A friend who knows the power of the interior forces, and whose life is guided in every detail by them, has given a suggestion in this form: When you are in the arms of the bear, even though he is hugging you, look him in the face and laugh, but all the time keep your eye on the bull. If you allow all of your attention to be given to the work of the bear, the bull may get entirely out of your sight. In other words, if you yield to adversity the chances are that it will master you, but if you recognize in yourself the power of mastery over conditions then adversity will yield to you, and will be changed into prosperity. If when it comes you calmly and quietly recognize it, and use the time that might otherwise be spent in regrets, and fears, and forebodings, in setting into operation the powerful forces within you, it will soon take its leave.
Faith, absolute dogmatic faith, is the only law of true success.
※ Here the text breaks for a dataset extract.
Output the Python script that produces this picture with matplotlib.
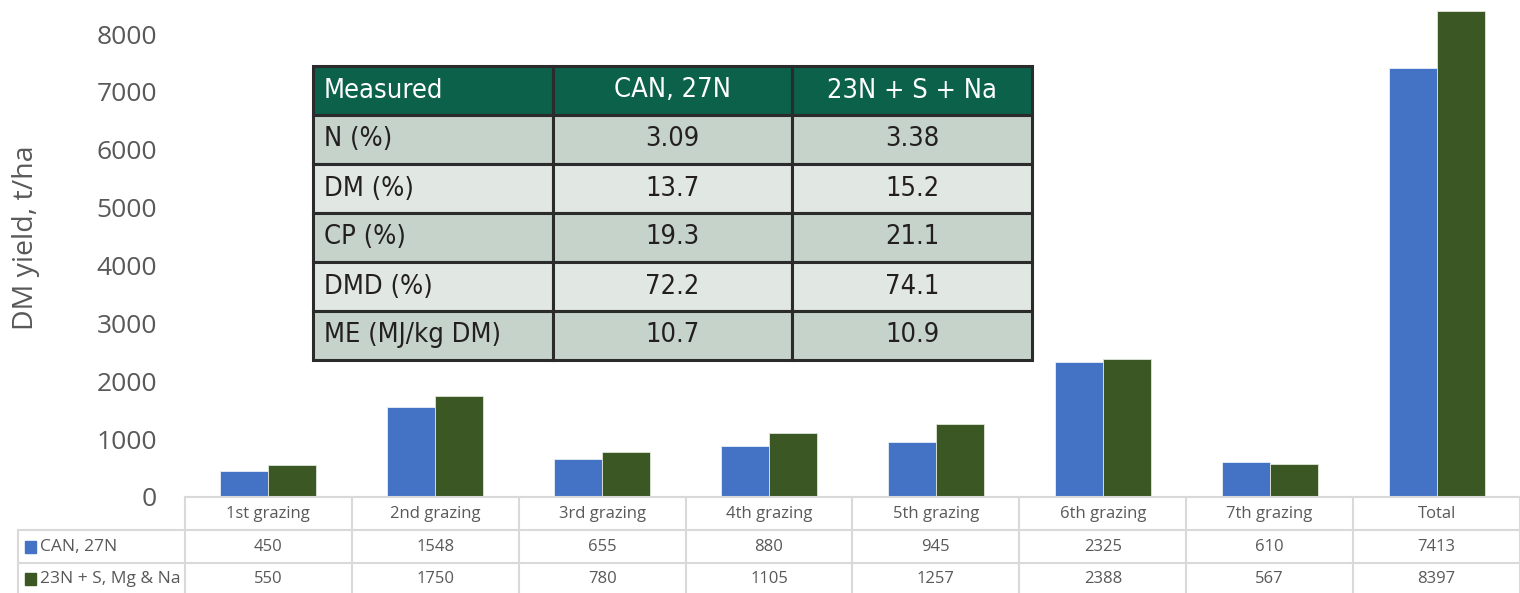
import matplotlib.pyplot as plt
from matplotlib.patches import Rectangle
import numpy as np

# chart data
categories = ['1st grazing', '2nd grazing', '3rd grazing', '4th grazing',
              '5th grazing', '6th grazing', '7th grazing', 'Total']
series_names = ['CAN, 27N', '23N + S, Mg & Na']
can_27n = [450, 1548, 655, 880, 945, 2325, 610, 7413]
n23_s_mg_na = [550, 1750, 780, 1105, 1257, 2388, 567, 8397]
yticks = [0, 1000, 2000, 3000, 4000, 5000, 6000, 7000, 8000]

# inset table data
inset_header = ['Measured', 'CAN, 27N', '23N + S + Na']
inset_rows = ['N (%)', 'DM (%)', 'CP (%)', 'DMD (%)', 'ME (MJ/kg DM)']
inset_can = ['3.09', '13.7', '19.3', '72.2', '10.7']
inset_sna = ['3.38', '15.2', '21.1', '74.1', '10.9']

colors = ['#4472c4', '#3a5724']
grey_txt = '#595959'
grid_col = '#d9d9d9'

plt.rcParams['font.family'] = ['Open Sans', 'DejaVu Sans']

W, H = 1520, 593
fig = plt.figure(figsize=(W / 100, H / 100), dpi=100)

def fx(px):
    return px / W

def fy(py):
    return 1 - py / H

#Main bar axes
ax = fig.add_axes([fx(185), fy(497), 1 - fx(185), fy(0) - fy(497)])
x = np.arange(len(categories))
bw = 0.288
ax.bar(x - bw / 2, can_27n, bw, color=colors[0], edgecolor='#e8eef8', linewidth=0.6, zorder=2)
ax.bar(x + bw / 2, n23_s_mg_na, bw, color=colors[1], edgecolor='#dfe6da', linewidth=0.6, zorder=2)
ax.set_xlim(-0.5, len(categories) - 0.5)
ax.set_ylim(0, 497 / 463 * 8000)
ax.set_yticks(yticks)
ax.set_yticklabels([str(t) for t in yticks], fontsize=19, color=grey_txt)
ax.tick_params(axis='y', length=0, pad=20)
ax.set_xticks([])
for s in ax.spines.values():
    s.set_visible(False)
ax.patch.set_alpha(0)

fig.text(fx(26), fy(238), 'DM yield, t/ha', rotation=90, ha='center', va='center',
         fontsize=20.5, color=grey_txt)

#Data table below the chart
col_w = (W - 185) / len(categories)
row_lines = [497, 530, 563]
for i, yy in enumerate(row_lines):
    x0 = 185 if i == 0 else 18
    fig.add_artist(plt.Line2D([fx(x0), 1], [fy(yy), fy(yy)], color=grid_col, lw=1.5))
fig.add_artist(plt.Line2D([fx(18), fx(18)], [fy(530), 0], color=grid_col, lw=1.5))
for k in range(len(categories) + 1):
    xx = 185 + k * col_w
    fig.add_artist(plt.Line2D([fx(xx), fx(xx)], [fy(497), 0], color=grid_col, lw=1.5))

for k, cat in enumerate(categories):
    cx = fx(185 + (k + 0.5) * col_w)
    fig.text(cx, fy(514), cat, ha='center', va='center', fontsize=12, color=grey_txt)
    fig.text(cx, fy(547), str(can_27n[k]), ha='center', va='center', fontsize=12, color=grey_txt)
    fig.text(cx, fy(579), str(n23_s_mg_na[k]), ha='center', va='center', fontsize=12, color=grey_txt)

for i, (name, c) in enumerate(zip(series_names, colors)):
    yc = [547, 579][i]
    fig.add_artist(Rectangle((fx(25), fy(yc + 6)), fx(11), fy(yc - 6) - fy(yc + 6), color=c))
    fig.text(fx(40), fy(yc), name, ha='left', va='center', fontsize=12.5, color=grey_txt)

#Inset table
tx0, ty0, tx1, ty1 = 313, 66, 1032, 360
tab = fig.add_axes([fx(tx0), fy(ty1), fx(tx1) - fx(tx0), fy(ty0) - fy(ty1)])
tab.set_xlim(0, 3)
tab.set_ylim(len(inset_rows) + 1, 0)
tab.axis('off')
fills = ['#0b6149'] + ['#c5d3cb' if r % 2 == 0 else '#e1e8e3' for r in range(len(inset_rows))]
for r in range(len(inset_rows) + 1):
    for c in range(3):
        tab.add_patch(Rectangle((c, r), 1, 1, facecolor=fills[r], edgecolor='#2b2b2b',
                                linewidth=2.2, clip_on=False))
tk = dict(fontsize=19.5, family='DejaVu Sans', fontstretch='condensed')
tab.text(0.046, 0.5, inset_header[0], ha='left', va='center', color='white', **tk)
for c in (1, 2):
    tab.text(c + 0.5, 0.5, inset_header[c], ha='center', va='center', color='white', **tk)
for r, (lab, v1, v2) in enumerate(zip(inset_rows, inset_can, inset_sna)):
    yy = r + 1.5
    tab.text(0.046, yy, lab, ha='left', va='center', color='#231f20', **tk)
    tab.text(1.5, yy, v1, ha='center', va='center', color='#231f20', **tk)
    tab.text(2.5, yy, v2, ha='center', va='center', color='#231f20', **tk)

fig.savefig('out.png', dpi=100)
When we recognize the fact that a man carries his success or his failure with him, and that it does not depend upon outside conditions, we will come into the possession of powers that will quickly change outside conditions into agencies that make for success. When we come into this higher realization and bring our lives into complete harmony with the higher laws, we will then be able so to focus and direct the awakened interior forces, that they will go out and return laden with that for which they are sent. We will then be great enough to attract success, and it will not always be apparently just a little ways ahead. We can then establish in ourselves a centre so strong that instead of running hither and thither for this or that, we can stay at home and draw to us the conditions we desire. If we firmly establish and hold to this centre, things will seem continually to come our way.
The majority of people of the modern world are looking for things that are practical and that can be utilized in every-day life. The more carefully we examine into the laws underlying the great truths we are considering, the more we will find that they are not only eminently practical, but in a sense, and in the deepest and truest sense, they are the only practical things there are.